Dáil debates

Tuesday, 28 February 2023

Saincheisteanna Tráthúla - Topical Issue Debate

Litter Pollution

11:05 pm

Photo of David StantonDavid Stanton (Cork East, Fine Gael) | Oireachtas source

I thank the Minister of State for his response and the work he, the people in his Department and the local authorities are doing. We are lacking passion on this issue, however. He stated that under the Waste Management Act 1996, the Minister, Deputy Ryan, cannot interfere with local authorities and is precluded from exercising any power or control in respect of their performance. What if a local authority does not perform? What happens then? The Minister cannot do anything in that circumstance. We need to revisit and reconsider that Act.

The Minister of State outlined that €750,000 was provided under the anti-litter and anti-graffiti awareness grant scheme for 2022. We need to do more in that regard to raise awareness and provide education, including in schools, on this issue. As I stated, we need to name and shame people who are discovered littering.

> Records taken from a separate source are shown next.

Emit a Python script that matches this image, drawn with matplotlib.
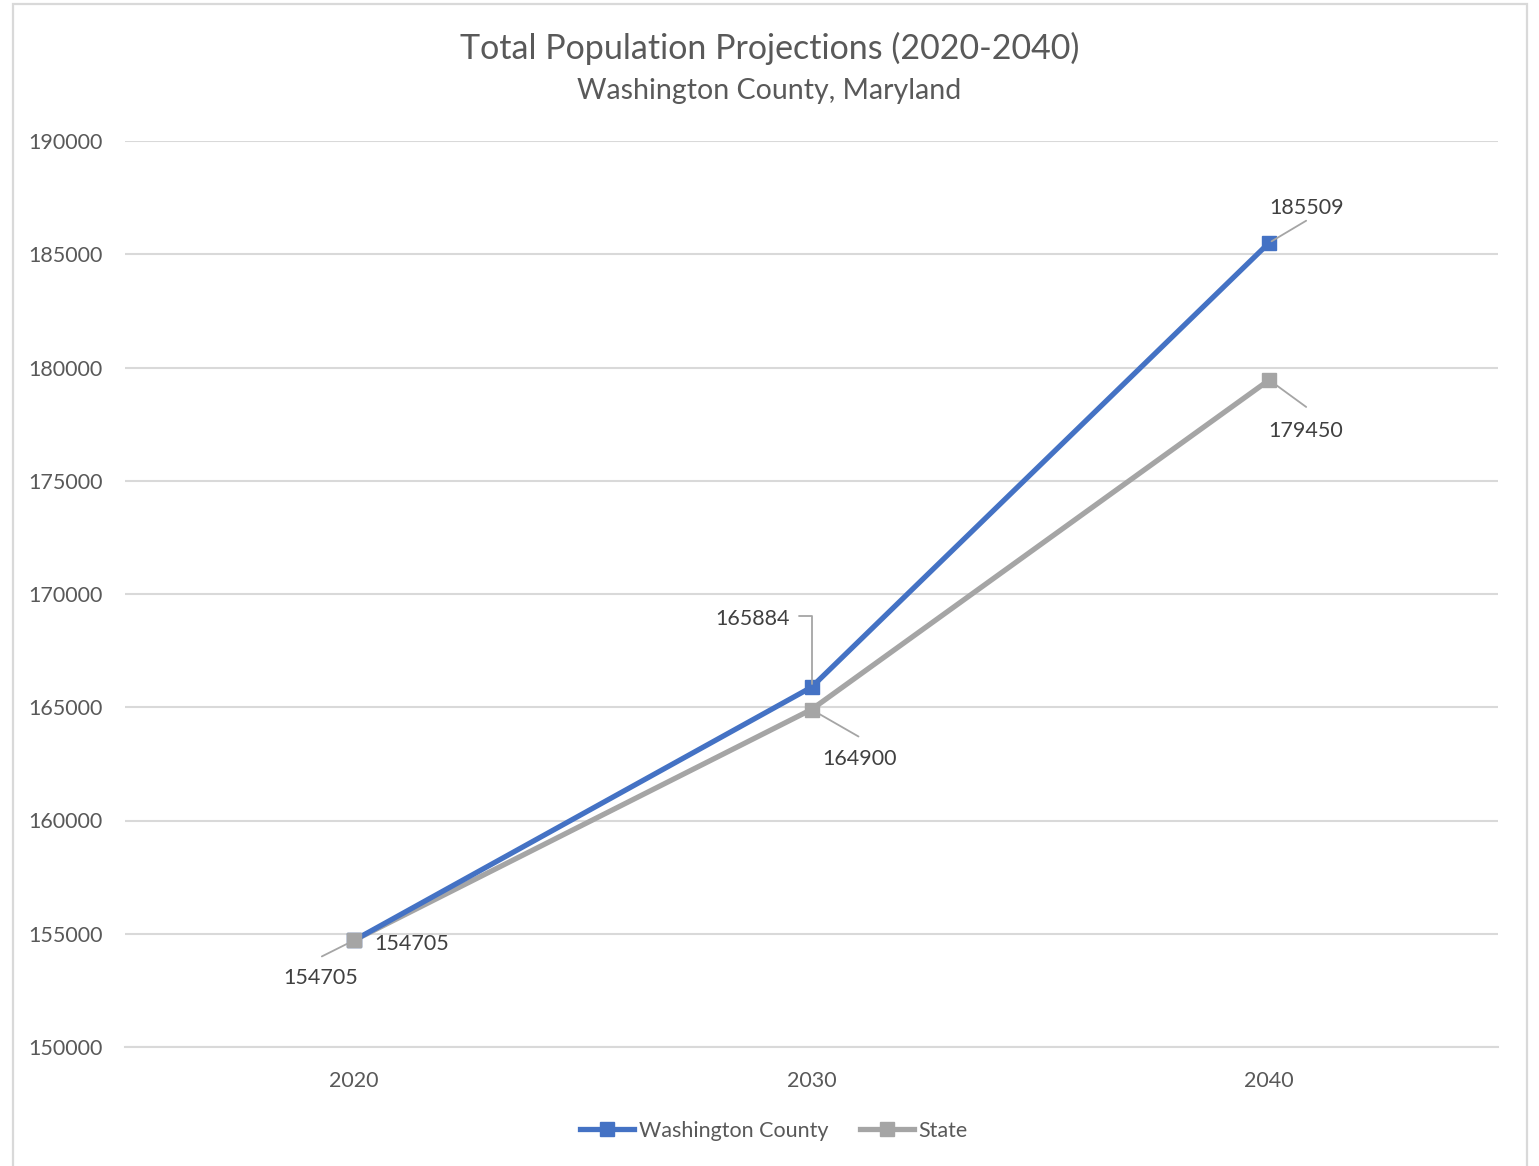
import matplotlib.pyplot as plt
from matplotlib.patches import Rectangle

plt.rcParams['font.family'] = ['Lato', 'DejaVu Sans']

years = ['2020', '2030', '2040']
washington = [154705, 165884, 185509]
state = [154705, 164900, 179450]

blue = '#4472C4'
gray = '#A5A5A5'
txt = '#595959'
lbl = '#404040'
grid = '#D9D9D9'
fs = 15.5

fig = plt.figure(figsize=(15.39, 11.66), dpi=100)
ax = fig.add_axes([125 / 1539, 1 - 1047 / 1166, (1498 - 125) / 1539, (1047 - 141) / 1166])

# outer chart border
fig.patches.append(Rectangle((13 / 1539, -0.01), (1527 - 13) / 1539, 1 - 4 / 1166 + 0.01,
                             transform=fig.transFigure, fill=False, edgecolor=grid, linewidth=1.6))

x = range(len(years))
ax.plot(x, state, color=gray, linewidth=3.8, marker='s', markersize=10, label='State', zorder=3)
ax.plot(x, washington, color=blue, linewidth=3.8, marker='s', markersize=10,
        label='Washington County', zorder=4)
# state marker at 2020 sits on top of the blue one
ax.plot([0], [state[0]], color=gray, marker='s', markersize=10, linestyle='none', zorder=5)

ax.set_xlim(-0.5, 2.5)
ax.set_ylim(150000, 190000)
ax.set_yticks(range(150000, 190001, 5000))
ax.set_xticks(list(x))
ax.set_xticklabels(years)
ax.grid(axis='y', color=grid, linewidth=1.5)
ax.set_axisbelow(True)
for s in ['top', 'right', 'left']:
    ax.spines[s].set_visible(False)
ax.spines['bottom'].set_color(grid)
ax.spines['bottom'].set_linewidth(1.5)
ax.tick_params(axis='both', length=0, labelsize=fs, labelcolor=txt)
ax.tick_params(axis='y', pad=16)
ax.tick_params(axis='x', pad=17)


def label(i, val, dx, dy, leader=None, elbow=False):
    ax.annotate(str(val), xy=(i, val), xytext=(dx, dy), textcoords='offset pixels',
                ha='center', va='center', fontsize=fs, color=lbl, zorder=6)
    if leader is not None:
        cs = 'angle,angleA=0,angleB=90,rad=0' if elbow else 'arc3'
        ax.annotate('', xy=(i, val), xytext=leader, textcoords='offset pixels',
                    arrowprops=dict(arrowstyle='-', color=gray, linewidth=1.3,
                                    connectionstyle=cs, shrinkA=0, shrinkB=2), zorder=6)


label(2, washington[2], 37, 35, leader=(37, 22))
label(2, state[2], 37, -51, leader=(37, -27))
label(1, washington[1], -59, 68, leader=(-13, 71), elbow=True)
label(1, state[1], 48, -49, leader=(47, -27))
label(0, washington[0], 58, -4)
label(0, state[0], -33, -38, leader=(-32, -16))

fig.text(0.5, 1 - 48 / 1166, 'Total Population Projections (2020-2040)', ha='center', va='center',
         fontsize=24.5, color=txt)
fig.text(0.5, 1 - 91 / 1166, 'Washington County, Maryland', ha='center', va='center',
         fontsize=20.5, color=txt)

h, l = ax.get_legend_handles_labels()
fig.legend([h[1], h[0]], [l[1], l[0]], loc='center', bbox_to_anchor=(0.503, 1 - 1131 / 1166),
           ncol=2, frameon=False, fontsize=fs, labelcolor=txt, handlelength=2.5,
           handletextpad=0.2, columnspacing=1.5)

fig.savefig('out.png', dpi=100, facecolor='white')
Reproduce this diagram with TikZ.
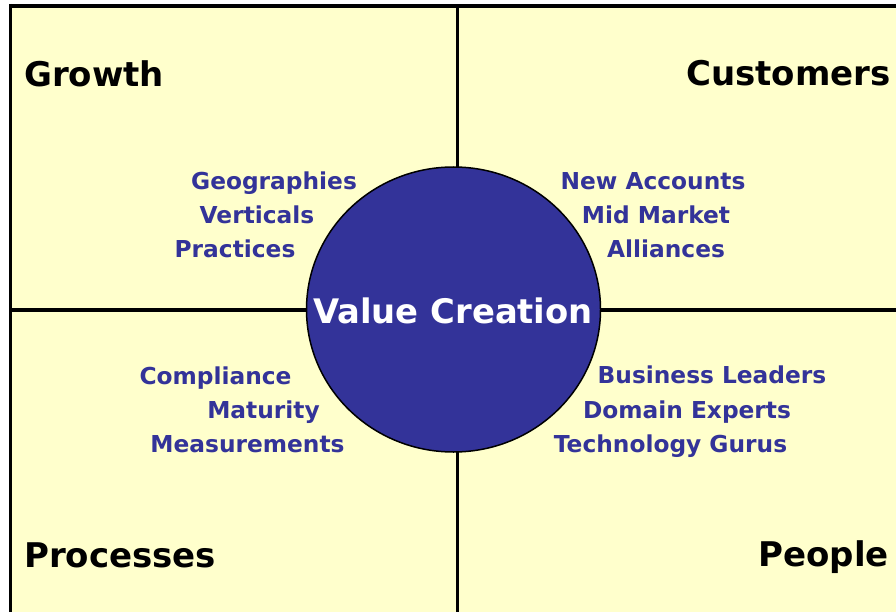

We should make it a point of shame and on the other side of it, it should a point of pride for an area that is clean. As I said earlier, my real concern today is the rural country roads. On almost any road you travel on now at this time of the year when, as the Minister of State said, the hedges are cut back or should have been cut back to some extent anyway, you see it in all its glory. Plastic, bottles, cans, nappies, papers and black bags are dumped everywhere. The campaign the Minister of State has described is evidently not working. We need to do more. I call on the Minister of State, his Department and the local authorities to start taking this very seriously. This issue should be tackled on a daily basis. It is a national blight and it is polluting our rivers, seas, streams and land. It is unsightly, toxic and dangerous and it needs to be stopped. I do not think we are taking it seriously enough. A national awareness campaign through television, cinema, newspapers and social media should be invoked here at the very least. It should be unrelenting, because we are losing. I am sure colleagues here will agree with me that we find it on almost every road we travel now. I know that Tidy Towns and Irish Business Against Litter, IBAL, are doing great work in and around the towns but if you go further out into the country that is where you see it, in all its awful glory. I urge the Minister of State to get stuck into this.